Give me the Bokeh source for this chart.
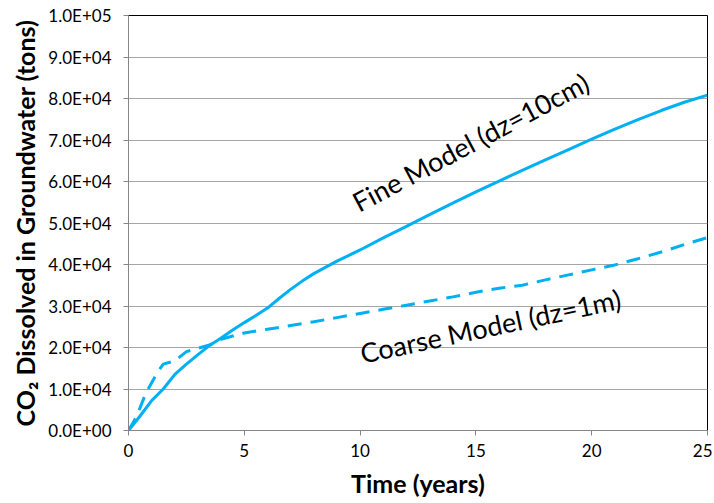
from bokeh.plotting import figure
from bokeh.models import FixedTicker, Label, Range1d
from bokeh.embed import file_html
from bokeh.resources import INLINE
import math

# Data
fine_t = [0, 0.5, 1, 1.5, 2, 2.5, 3, 3.5, 4, 4.5, 5, 5.5, 6, 6.5, 7, 7.5, 8, 9, 10,
          11, 12, 13, 14, 15, 16, 17, 18, 19, 20, 21, 22, 23, 24, 25]
fine_v = [0, 3500, 7200, 10000, 13500, 16000, 18300, 20500, 22300, 24200, 26000,
          27700, 29500, 31800, 34000, 36000, 37800, 40800, 43500, 46400, 49200,
          52000, 54800, 57500, 60100, 62700, 65200, 67700, 70200, 72600, 74900,
          77100, 79100, 80800]

coarse_t = [0, 0.25, 0.5, 0.75, 1, 1.25, 1.5, 2, 2.5, 3, 3.5, 4, 5, 6, 7, 8, 9, 10,
            11, 12, 13, 14, 15, 16, 17, 18, 19, 20, 21, 22, 23, 24, 25]
coarse_v = [0, 2400, 5500, 9000, 11500, 14000, 16000, 16800, 19000, 19800, 20600,
            22000, 23500, 24400, 25300, 26200, 27200, 28200, 29200, 30200, 31200,
            32200, 33300, 34300, 35000, 36300, 37500, 38700, 39900, 41400, 43000,
            44800, 46500]

x_ticks = [0, 5, 10, 15, 20, 25]
y_ticks = [0, 10000, 20000, 30000, 40000, 50000, 60000, 70000, 80000, 90000, 100000]
y_tick_labels = ["0.0E+00", "1.0E+04", "2.0E+04", "3.0E+04", "4.0E+04", "5.0E+04",
                 "6.0E+04", "7.0E+04", "8.0E+04", "9.0E+04", "1.0E+05"]

FONT = "Lato"
BLUE = "#00b0f0"
AXIS_GRAY = "#868686"

p = figure(width=712, height=502, output_backend="svg", toolbar_location=None,
           x_range=Range1d(0, 25), y_range=Range1d(0, 100000))
p.min_border_left = 128
p.min_border_right = 5
p.min_border_top = 15
p.min_border_bottom = 72

p.outline_line_color = "black"
p.outline_line_width = 1
p.background_fill_color = "white"
p.border_fill_color = "white"

p.line(fine_t, fine_v, line_color=BLUE, line_width=3)
p.line(coarse_t, coarse_v, line_color=BLUE, line_width=3, line_dash="14 9")

p.xaxis.ticker = FixedTicker(ticks=x_ticks)
p.yaxis.ticker = FixedTicker(ticks=y_ticks)
p.yaxis.major_label_overrides = {t: l for t, l in zip(y_ticks, y_tick_labels)}

for ax in (p.xaxis, p.yaxis):
    ax.axis_line_color = AXIS_GRAY
    ax.major_tick_line_color = AXIS_GRAY
    ax.major_tick_out = 5
    ax.major_tick_in = 0
    ax.minor_tick_line_color = None
    ax.major_label_text_font = FONT
    ax.major_label_text_font_size = "17px"
    ax.major_label_text_color = "black"
    ax.axis_label_text_font = FONT
    ax.axis_label_text_font_size = "25px"
    ax.axis_label_text_font_style = "bold"
    ax.axis_label_text_color = "black"

p.xaxis.axis_label = "Time (years)"
p.yaxis.axis_label = "CO\u2082 Dissolved in Groundwater (tons)"
p.xaxis.major_label_standoff = 8
p.yaxis.major_label_standoff = 12
p.xaxis.axis_label_standoff = 8
p.yaxis.axis_label_standoff = 5

p.xgrid.grid_line_color = None
p.ygrid.grid_line_color = "#a6a6a6"
p.ygrid.grid_line_width = 1

p.add_layout(Label(x=14.77, y=69500, text="Fine Model (dz=10cm)", angle=math.radians(28),
                   text_align="center", text_baseline="middle", text_font=FONT,
                   text_font_size="27px", text_color="black"))
p.add_layout(Label(x=15.63, y=25200, text="Coarse Model (dz=1m)", angle=math.radians(12),
                   text_align="center", text_baseline="middle", text_font=FONT,
                   text_font_size="27px", text_color="black"))

open("out.html", "w").write(file_html(p, INLINE))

**SHORT TASK**: Pictures excluded, quote all the data above exactly.

**EXERCISE ANSWER**:
Give me the Bokeh source for this chart.
from bokeh.plotting import figure
from bokeh.models import FixedTicker, Label, Range1d
from bokeh.embed import file_html
from bokeh.resources import INLINE
import math

# Data
fine_t = [0, 0.5, 1, 1.5, 2, 2.5, 3, 3.5, 4, 4.5, 5, 5.5, 6, 6.5, 7, 7.5, 8, 9, 10,
          11, 12, 13, 14, 15, 16, 17, 18, 19, 20, 21, 22, 23, 24, 25]
fine_v = [0, 3500, 7200, 10000, 13500, 16000, 18300, 20500, 22300, 24200, 26000,
          27700, 29500, 31800, 34000, 36000, 37800, 40800, 43500, 46400, 49200,
          52000, 54800, 57500, 60100, 62700, 65200, 67700, 70200, 72600, 74900,
          77100, 79100, 80800]

coarse_t = [0, 0.25, 0.5, 0.75, 1, 1.25, 1.5, 2, 2.5, 3, 3.5, 4, 5, 6, 7, 8, 9, 10,
            11, 12, 13, 14, 15, 16, 17, 18, 19, 20, 21, 22, 23, 24, 25]
coarse_v = [0, 2400, 5500, 9000, 11500, 14000, 16000, 16800, 19000, 19800, 20600,
            22000, 23500, 24400, 25300, 26200, 27200, 28200, 29200, 30200, 31200,
            32200, 33300, 34300, 35000, 36300, 37500, 38700, 39900, 41400, 43000,
            44800, 46500]

x_ticks = [0, 5, 10, 15, 20, 25]
y_ticks = [0, 10000, 20000, 30000, 40000, 50000, 60000, 70000, 80000, 90000, 100000]
y_tick_labels = ["0.0E+00", "1.0E+04", "2.0E+04", "3.0E+04", "4.0E+04", "5.0E+04",
                 "6.0E+04", "7.0E+04", "8.0E+04", "9.0E+04", "1.0E+05"]

FONT = "Lato"
BLUE = "#00b0f0"
AXIS_GRAY = "#868686"

p = figure(width=712, height=502, output_backend="svg", toolbar_location=None,
           x_range=Range1d(0, 25), y_range=Range1d(0, 100000))
p.min_border_left = 128
p.min_border_right = 5
p.min_border_top = 15
p.min_border_bottom = 72

p.outline_line_color = "black"
p.outline_line_width = 1
p.background_fill_color = "white"
p.border_fill_color = "white"

p.line(fine_t, fine_v, line_color=BLUE, line_width=3)
p.line(coarse_t, coarse_v, line_color=BLUE, line_width=3, line_dash="14 9")

p.xaxis.ticker = FixedTicker(ticks=x_ticks)
p.yaxis.ticker = FixedTicker(ticks=y_ticks)
p.yaxis.major_label_overrides = {t: l for t, l in zip(y_ticks, y_tick_labels)}

for ax in (p.xaxis, p.yaxis):
    ax.axis_line_color = AXIS_GRAY
    ax.major_tick_line_color = AXIS_GRAY
    ax.major_tick_out = 5
    ax.major_tick_in = 0
    ax.minor_tick_line_color = None
    ax.major_label_text_font = FONT
    ax.major_label_text_font_size = "17px"
    ax.major_label_text_color = "black"
    ax.axis_label_text_font = FONT
    ax.axis_label_text_font_size = "25px"
    ax.axis_label_text_font_style = "bold"
    ax.axis_label_text_color = "black"

p.xaxis.axis_label = "Time (years)"
p.yaxis.axis_label = "CO\u2082 Dissolved in Groundwater (tons)"
p.xaxis.major_label_standoff = 8
p.yaxis.major_label_standoff = 12
p.xaxis.axis_label_standoff = 8
p.yaxis.axis_label_standoff = 5

p.xgrid.grid_line_color = None
p.ygrid.grid_line_color = "#a6a6a6"
p.ygrid.grid_line_width = 1

p.add_layout(Label(x=14.77, y=69500, text="Fine Model (dz=10cm)", angle=math.radians(28),
                   text_align="center", text_baseline="middle", text_font=FONT,
                   text_font_size="27px", text_color="black"))
p.add_layout(Label(x=15.63, y=25200, text="Coarse Model (dz=1m)", angle=math.radians(12),
                   text_align="center", text_baseline="middle", text_font=FONT,
                   text_font_size="27px", text_color="black"))

open("out.html", "w").write(file_html(p, INLINE))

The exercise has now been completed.